Rsl Funding, LLC and Rsl Special-Iv Limited Partnership v. Rickey Newsome
569 S.W.3d 116 | Texas Supreme Court | 2018
What This Case Means for Subcontractors
A company tried to force arbitration of a dispute over structured settlement transfers, but lower courts refused. The Texas Supreme Court ruled that when parties agree to let an arbitrator decide whether disputes are arbitrable, courts must honor that agreement and send the case to arbitration. This matters to subcontractors because many construction contracts include similar arbitration clauses that delegate arbitrability decisions to arbitrators.
Key Takeaways
- •If your contract says the arbitrator decides what disputes are arbitrable, courts will enforce that—don't expect judges to block arbitration by claiming a dispute isn't arbitrable.
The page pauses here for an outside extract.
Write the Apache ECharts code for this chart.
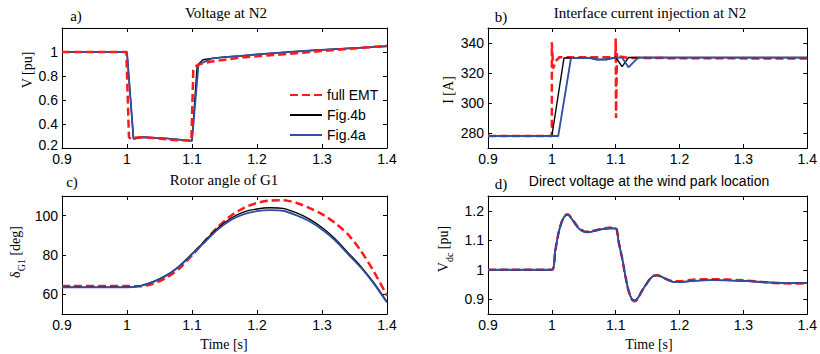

- •Review your arbitration clauses carefully. Delegating arbitrability to the arbitrator is a powerful tool that limits your ability to fight arbitration in court.
- •When drafting or signing contracts with arbitration provisions, understand whether you're giving the arbitrator power to decide if disputes fall under the arbitration clause.
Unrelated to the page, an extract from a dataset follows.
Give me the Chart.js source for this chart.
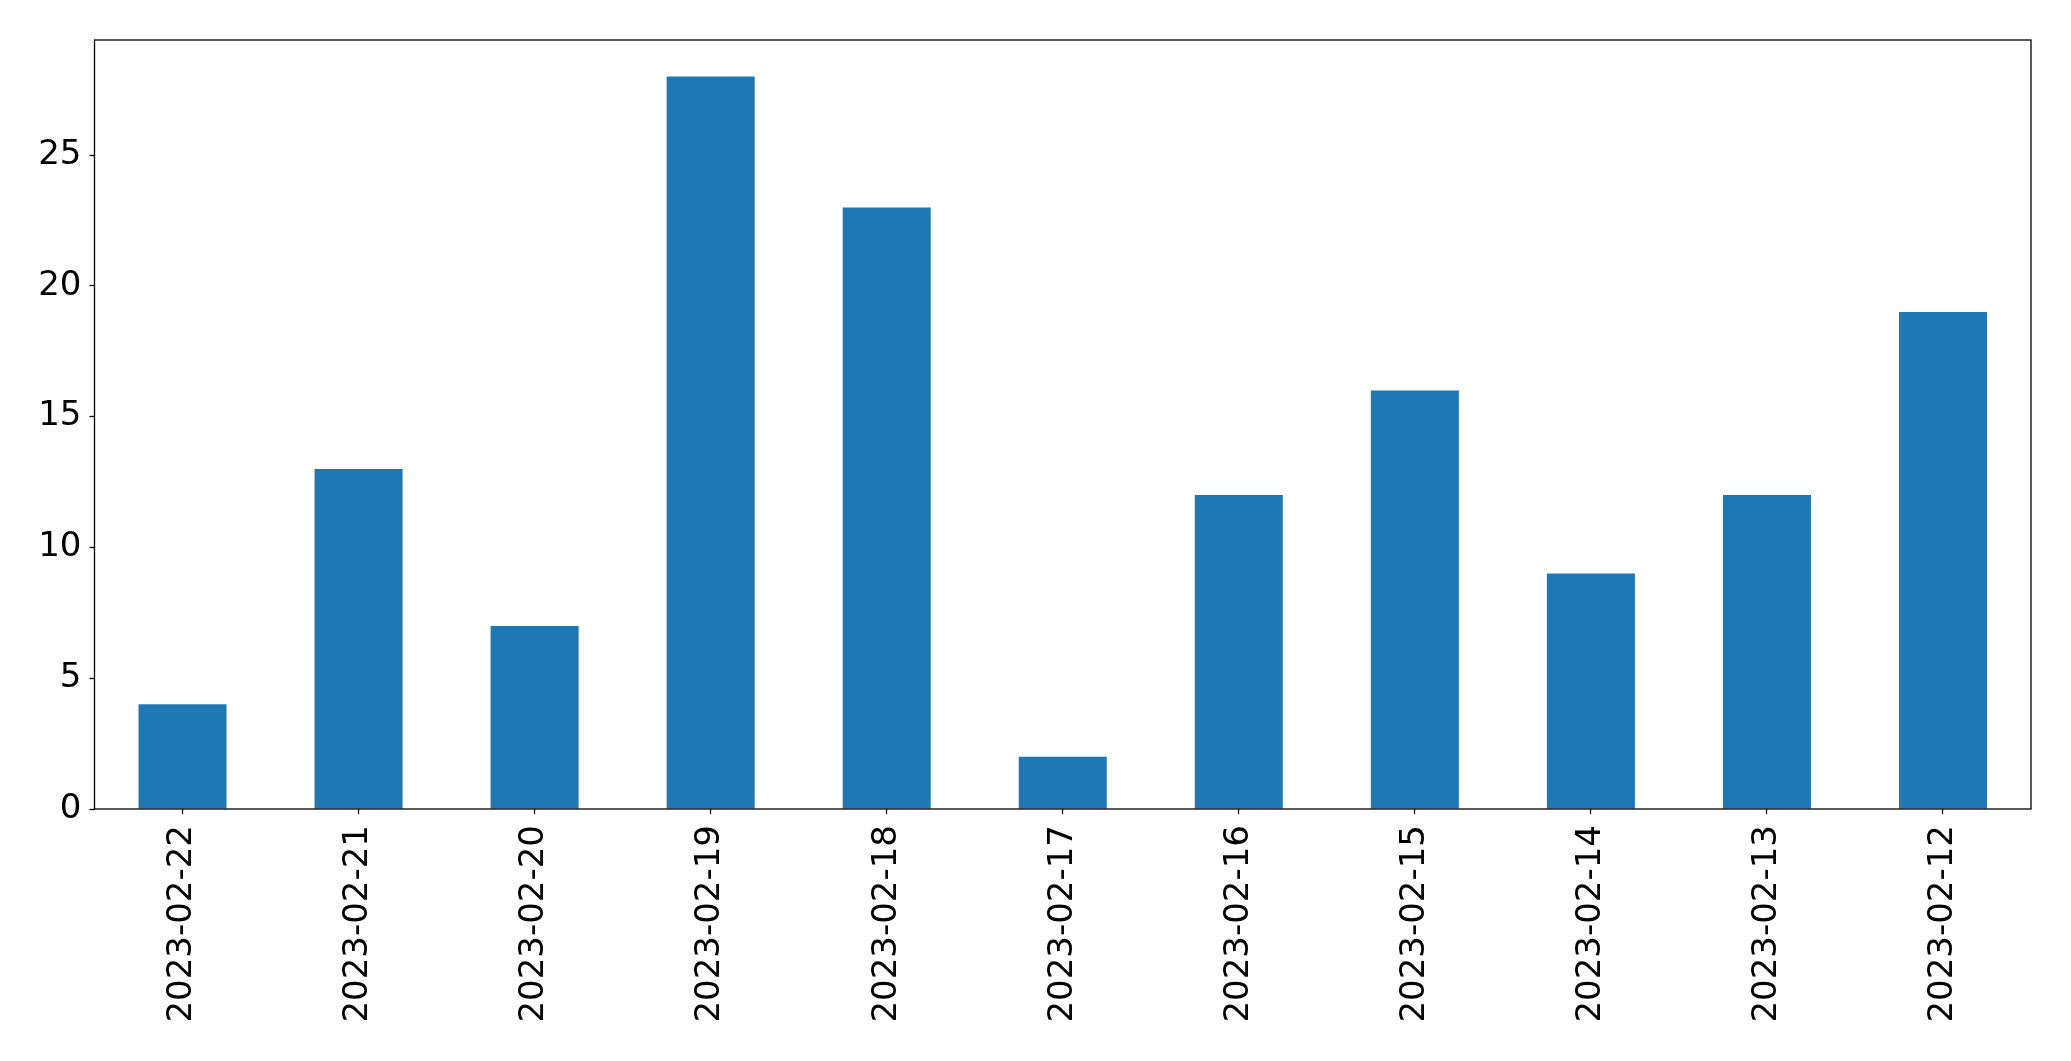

Courts must compel arbitration when parties delegate arbitrability to the arbitrator.
Frequently Asked Question
If my contract has an arbitration clause that lets the arbitrator decide what's arbitrable, can I still go to court instead?
No. Once you agree to let the arbitrator decide arbitrability, courts will compel arbitration and won't second-guess that decision. The arbitrator gets to decide whether your dispute falls under the arbitration clause, not the judge. This applies even if the dispute seems like something only a court should handle.